Monday, 19 March 2007
6.30pm — 8.30pm
ArtHouse Hotel
[More info]
Guest Speaker
Robert McFarlane
[photo: Tara McLennan]
Robert McFarlane
Robert McFarlane
[photo: Tara McLennan]
Australian photographer Robert McFarlane (b. 1942) grew up in Adelaide, South Australia. He left school at sixteen, first finding work as a factory welder and then as a copy messenger for a small advertising agency. It was in advertising that McFarlane first became passionately interested in photography and received encouragement. In 1963, at the age of twenty one, McFarlane decided to leave Adelaide and move to Sydney, where he soon began freelancing for Walkabout, Flair, and documenting local celebrities for VOGUE.
With encouragement from established photojournalists David Moore and Robert Walker, McFarlane started exploring the two genres of photography that would dominate his career for the next four decades — social issues and performance in cinema and theatre. Apart from the years 1970-73, when McFarlane freelanced in London for the Daily Telegraph Magazine, Nova, and The Sunday Times Magazine, his photographic archive would cover four of the most convulsive decades in recent Australian history.
During this period, the reforming Whitlam Government would be dismissed in 1975, and an articulate, dissident indigenous voice would emerge through radicals such as Charles Perkins (a 1964 McFarlane photo-essay in Walkabout covered Perkins’s life as the first Aboriginal student to study at, and graduate from, Sydney University).

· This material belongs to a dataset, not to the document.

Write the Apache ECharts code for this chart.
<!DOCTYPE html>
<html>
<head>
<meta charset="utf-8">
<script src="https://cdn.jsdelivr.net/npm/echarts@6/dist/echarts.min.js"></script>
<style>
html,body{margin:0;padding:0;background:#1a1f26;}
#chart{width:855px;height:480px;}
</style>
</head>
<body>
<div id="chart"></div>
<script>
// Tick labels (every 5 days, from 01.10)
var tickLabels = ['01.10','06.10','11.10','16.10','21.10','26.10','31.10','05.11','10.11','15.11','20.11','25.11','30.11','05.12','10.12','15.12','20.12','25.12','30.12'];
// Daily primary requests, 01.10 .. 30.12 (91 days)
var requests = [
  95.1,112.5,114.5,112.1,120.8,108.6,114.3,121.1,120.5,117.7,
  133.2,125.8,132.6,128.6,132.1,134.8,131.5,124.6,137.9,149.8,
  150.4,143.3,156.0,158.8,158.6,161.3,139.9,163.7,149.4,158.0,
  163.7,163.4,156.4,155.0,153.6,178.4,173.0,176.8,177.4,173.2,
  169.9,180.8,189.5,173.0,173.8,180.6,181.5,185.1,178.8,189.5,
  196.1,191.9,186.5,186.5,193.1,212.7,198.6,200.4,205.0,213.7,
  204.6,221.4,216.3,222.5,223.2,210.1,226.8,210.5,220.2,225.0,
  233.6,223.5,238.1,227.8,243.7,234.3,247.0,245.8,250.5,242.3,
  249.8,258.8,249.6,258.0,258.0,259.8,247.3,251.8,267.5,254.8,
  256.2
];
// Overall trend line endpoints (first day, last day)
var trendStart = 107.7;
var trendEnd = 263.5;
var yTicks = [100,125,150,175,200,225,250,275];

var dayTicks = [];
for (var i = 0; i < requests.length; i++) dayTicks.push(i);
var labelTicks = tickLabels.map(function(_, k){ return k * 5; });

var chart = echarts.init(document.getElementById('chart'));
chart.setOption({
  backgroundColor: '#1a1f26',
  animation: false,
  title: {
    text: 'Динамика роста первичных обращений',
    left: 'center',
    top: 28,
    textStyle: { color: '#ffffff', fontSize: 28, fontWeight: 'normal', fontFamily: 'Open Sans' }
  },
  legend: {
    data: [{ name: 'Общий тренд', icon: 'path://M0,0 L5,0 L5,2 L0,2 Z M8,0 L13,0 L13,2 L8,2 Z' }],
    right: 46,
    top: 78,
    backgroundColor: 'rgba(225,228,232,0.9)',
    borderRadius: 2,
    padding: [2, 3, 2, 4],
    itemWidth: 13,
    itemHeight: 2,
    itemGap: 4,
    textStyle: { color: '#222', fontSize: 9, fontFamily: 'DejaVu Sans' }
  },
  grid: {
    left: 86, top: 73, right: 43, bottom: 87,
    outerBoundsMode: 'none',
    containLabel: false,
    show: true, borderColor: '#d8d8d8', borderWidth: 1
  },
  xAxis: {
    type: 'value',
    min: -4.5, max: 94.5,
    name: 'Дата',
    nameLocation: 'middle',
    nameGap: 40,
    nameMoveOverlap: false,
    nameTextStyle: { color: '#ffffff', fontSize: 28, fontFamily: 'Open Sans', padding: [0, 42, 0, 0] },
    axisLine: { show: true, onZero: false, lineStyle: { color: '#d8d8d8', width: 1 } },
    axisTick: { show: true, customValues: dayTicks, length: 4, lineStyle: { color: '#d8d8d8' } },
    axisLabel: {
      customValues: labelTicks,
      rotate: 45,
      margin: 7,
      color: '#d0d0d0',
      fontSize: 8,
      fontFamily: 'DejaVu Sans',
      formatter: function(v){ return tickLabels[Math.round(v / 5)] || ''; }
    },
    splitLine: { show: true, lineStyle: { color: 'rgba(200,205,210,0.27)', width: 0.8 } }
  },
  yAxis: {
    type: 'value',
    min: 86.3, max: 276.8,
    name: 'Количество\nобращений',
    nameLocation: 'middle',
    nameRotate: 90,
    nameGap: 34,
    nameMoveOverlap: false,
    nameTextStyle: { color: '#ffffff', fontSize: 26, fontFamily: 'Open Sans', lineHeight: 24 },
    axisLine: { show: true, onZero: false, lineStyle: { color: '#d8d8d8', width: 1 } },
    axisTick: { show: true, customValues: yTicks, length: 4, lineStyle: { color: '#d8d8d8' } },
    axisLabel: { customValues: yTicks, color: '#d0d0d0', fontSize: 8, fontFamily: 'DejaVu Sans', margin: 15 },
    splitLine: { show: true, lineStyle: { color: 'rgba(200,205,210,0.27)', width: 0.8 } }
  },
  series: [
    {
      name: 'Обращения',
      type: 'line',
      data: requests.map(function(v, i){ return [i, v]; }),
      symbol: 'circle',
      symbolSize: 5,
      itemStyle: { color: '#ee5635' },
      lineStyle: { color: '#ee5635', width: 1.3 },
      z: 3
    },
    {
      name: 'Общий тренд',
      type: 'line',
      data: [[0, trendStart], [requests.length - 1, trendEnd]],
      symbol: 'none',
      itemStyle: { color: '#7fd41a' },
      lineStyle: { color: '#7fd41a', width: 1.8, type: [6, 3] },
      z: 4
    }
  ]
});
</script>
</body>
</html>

With Robert Walker’s encouragement, McFarlane also documented much of the rebirth of Australian drama — on the cinema screen as well in the theatre.
Injured member of Redfern All Blacks Rugby League football team (Redfern Oval)
[© Robert McFarlane 2002]
McFarlane’s journey as a photographer also reveals other intriguing and intimate moments from the lives of some of the most influential creative artists of the last century — from the legendary American photojournalist W. Eugene Smith seen in Greenwich Village, New York in 1973, to jazz great Stephane Grappelli literally playing for his supper in Paris in 1972.
Whether documenting the early professional performances of acclaimed Australian Oscar-winning actors Geoffrey Rush and Cate Blanchett or a young Aboriginal girl making a wish in 1988 in a Queensland country graveyard, McFarlane applies equal rigour to observing the human condition.
McFarlane has photographed over one hundred plays and written extensively on photography as the critic for The Australian and more recently, The Sydney Morning Herald. His photographs are held in the National Gallery of Australia, The National Library of Australia, The National Portrait Gallery, the Art Gallery of New South Wales and numerous private collections.
Robert McFarlane is represented by the Josef Lebovic Gallery in Sydney.